I came back from California with two words in my head, which had not
been there when I left. The words: total corruption. My claim is that
most of US universities have become systemically corrupt --that is,
captured by interest groups - in the course of the neoliberal period,
essentially since the passage of the Bayh-Dohl act in 1980 which
reengineered the conditions under which knowledge is patented and sold
by the intellectual property departments. Three key books on the
systemic corruption of the universities are: The University in Ruins, by
Bill Reading; How the University Works, by Marc Bosquet; and Unmaking
the Public University, by Christopher Newfield. But there are many
others, check out the work and blog of Bob Samuels which is spot on.
It's also well worth reading Charles Schwartz's questions about the
"public" nature of education where undergraduate tuition pays for the
administrative execs, real-estate deals, six-figure professors and
corporate labs:
http://www.mindingthecampus.com/originals/2010/08/who_pays_the_hidden_cost_of_un.html
Now, indeed, I fully agree with Blake that in an era where the critique
of public institutions is carried on by the corporate class, the point
is not to destroy those institutions - and that is exactly what I've
been arguing here in various posts. However, what has actually happened
in the UC system and in many other cases (as I infer on the basis of
less detailed study) is not so much the destruction as the appropriation
and remodeling of those formerly public institutions. The ground has
already changed beneath our feet. So to worry about whether we are
losing the Enlightenment, at this point when the universities massively
manufacture, not only neoliberal subjectivities but also neoliberal
policy and technology, is, I am afraid, to be exactly the kind of
humanist that the Frankfurt School thinkers would have excoriated for
being unable to see that - how did Adorno put it? - "the whole is the
untrue." What would be needed, but what we don't have, is someone like
Marcuse who would incite both students and professors to revolt on the
basis of deep, searching and totally uncompromising work that engages
its author body and soul.

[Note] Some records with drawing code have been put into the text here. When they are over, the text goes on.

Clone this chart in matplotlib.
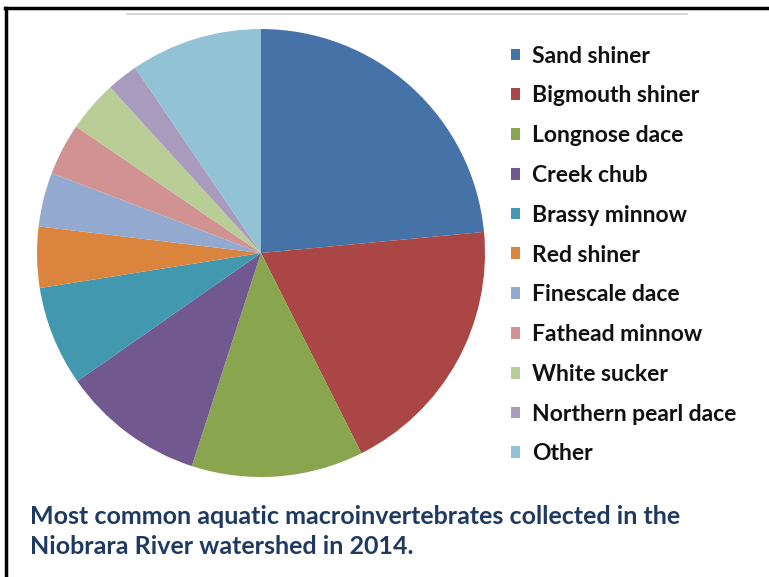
import matplotlib
matplotlib.use("Agg")
import matplotlib.pyplot as plt
from matplotlib.patches import Patch
from matplotlib.lines import Line2D

plt.rcParams['font.family'] = ['Lato', 'DejaVu Sans']

# species share (percent)
species = ["Sand shiner", "Bigmouth shiner", "Longnose dace", "Creek chub",
           "Brassy minnow", "Red shiner", "Finescale dace", "Fathead minnow",
           "White sucker", "Northern pearl dace", "Other"]
shares = [23.5, 19.1, 12.4, 10.3, 7.2, 4.4, 3.9, 3.75, 3.7, 2.25, 9.5]
colors = ["#4572A7", "#AA4643", "#89A54E", "#71588F", "#4198AF", "#DB843D",
          "#93A9CF", "#D19392", "#B9CD96", "#A99BBD", "#92C3D5"]

caption = ("Most common aquatic macroinvertebrates collected in the\n"
           "Niobrara River watershed in 2014.")

fig = plt.figure(figsize=(7.69, 5.77), dpi=100)

# pie area
ax = fig.add_axes([0.0481, 0.1733, 0.5826, 0.7764])
ax.pie(shares, colors=colors, startangle=90, counterclock=False,
       radius=1.0, wedgeprops=dict(linewidth=0))
ax.set_xlim(-1, 1)
ax.set_ylim(-1, 1)
ax.set_aspect('equal')
ax.axis('off')

# legend
handles = [Patch(facecolor=c, edgecolor='none') for c in colors]
leg = fig.legend(handles, species, loc='upper left',
                 bbox_to_anchor=(0.664, 0.921), frameon=False,
                 prop=dict(weight='bold', size=16.5),
                 handlelength=0.41, handleheight=0.41, handletextpad=0.52,
                 labelspacing=0.82, borderaxespad=0, borderpad=0)
for t in leg.get_texts():
    t.set_color('#111111')

# caption
fig.text(0.039, 0.079, caption, fontsize=18, fontweight='bold',
         color='#1F3A60', ha='left', va='center', linespacing=1.33)

# frame lines
fig.add_artist(Line2D([0.006, 1.0], [0.987, 0.987], color='black', lw=2.5))
fig.add_artist(Line2D([0.0075, 0.0075], [0.0, 0.987], color='black', lw=2.5))
fig.add_artist(Line2D([0.165, 0.893], [0.976, 0.976], color='#d0d0d0', lw=1.2))

fig.savefig("out.png", dpi=100)
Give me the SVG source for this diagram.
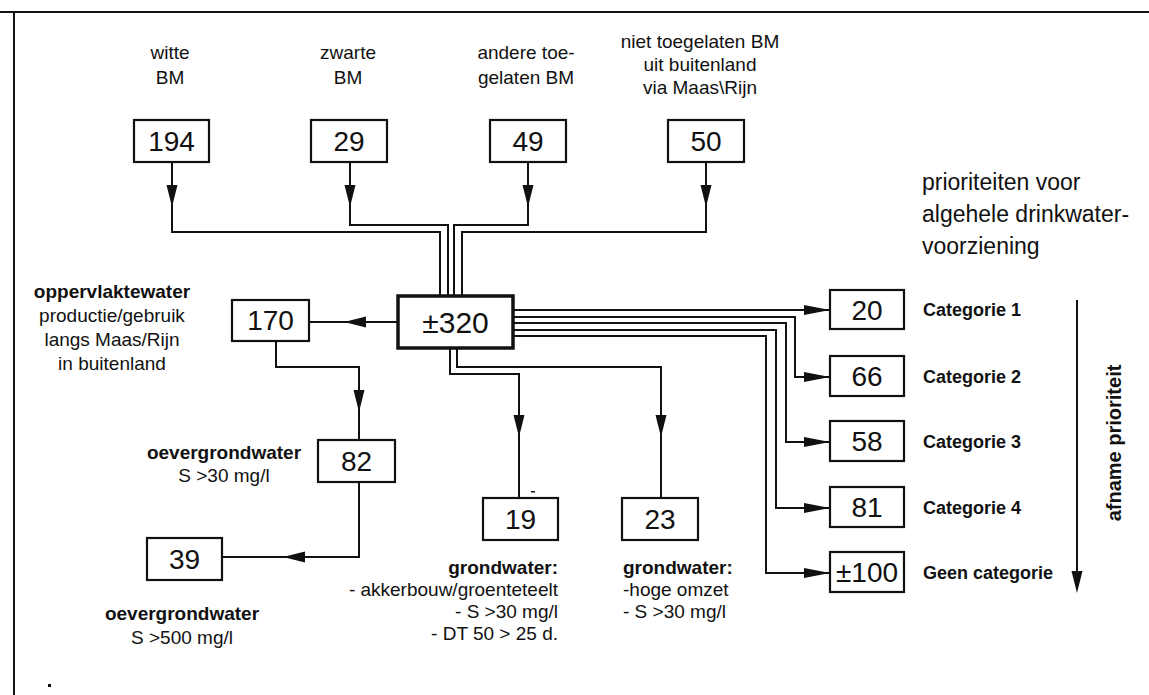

Instead of doing that in a way that would
match the demands of the times, professors go on producing peer-reviewed
articles on tiny details, jetting around to fancy conferences, building
their pet gallery, media lab or whatever, and climbing the career
ladder. They are an interest group.
Many people who think this way just want to burn the places down, they
are active readers of The Coming Insurrection. Not me. I think it's
necessary to create autonomous sites of egalitarian-ecological critique
which can encourage the desires of students to ruse up against a corrupt
system, and also challenge professors to do the same, which does not
mean just having nice thoughts about possible arcadias. Since the Second
World War, with just a short pause in the 60s-70s, the American middle
class - what you might call the organic intellectuals of global capital
- have been enriching themselves while our country despoils the planet.
Now the wonderful neoliberal governmentality, described so well by
Foucault in his book on The Birth of Biopower, is destroying the
American middle class the way it destroyed the Latin American middle
classes decades before. Intellectuals need to take risks in the name of
equality. Unless, of course, they are just parasites...
The words are strong. But the situation is too. The whole issue of the
middle classes, of a place situation between the dominators and the
dominated, is which side do you take in a structurally compromised
position? I'd say the difference between left-liberal critique and the
corporate variety is that the latter is transformative, it has
appropriated and remade the institutions, while ours has largely been
just commentary, a bunch of moot points for which you get a minor prize.
To defend the university as it is, means defending a highly advanced
state of corruption. After all that has happened in the last decade, and
in the face of a total makeover of society under the guise of the
response to a crisis created by finance itself, I just don't see any
excuse for remaining naive.
Shouldn't we try to stop business as usual? And start something else?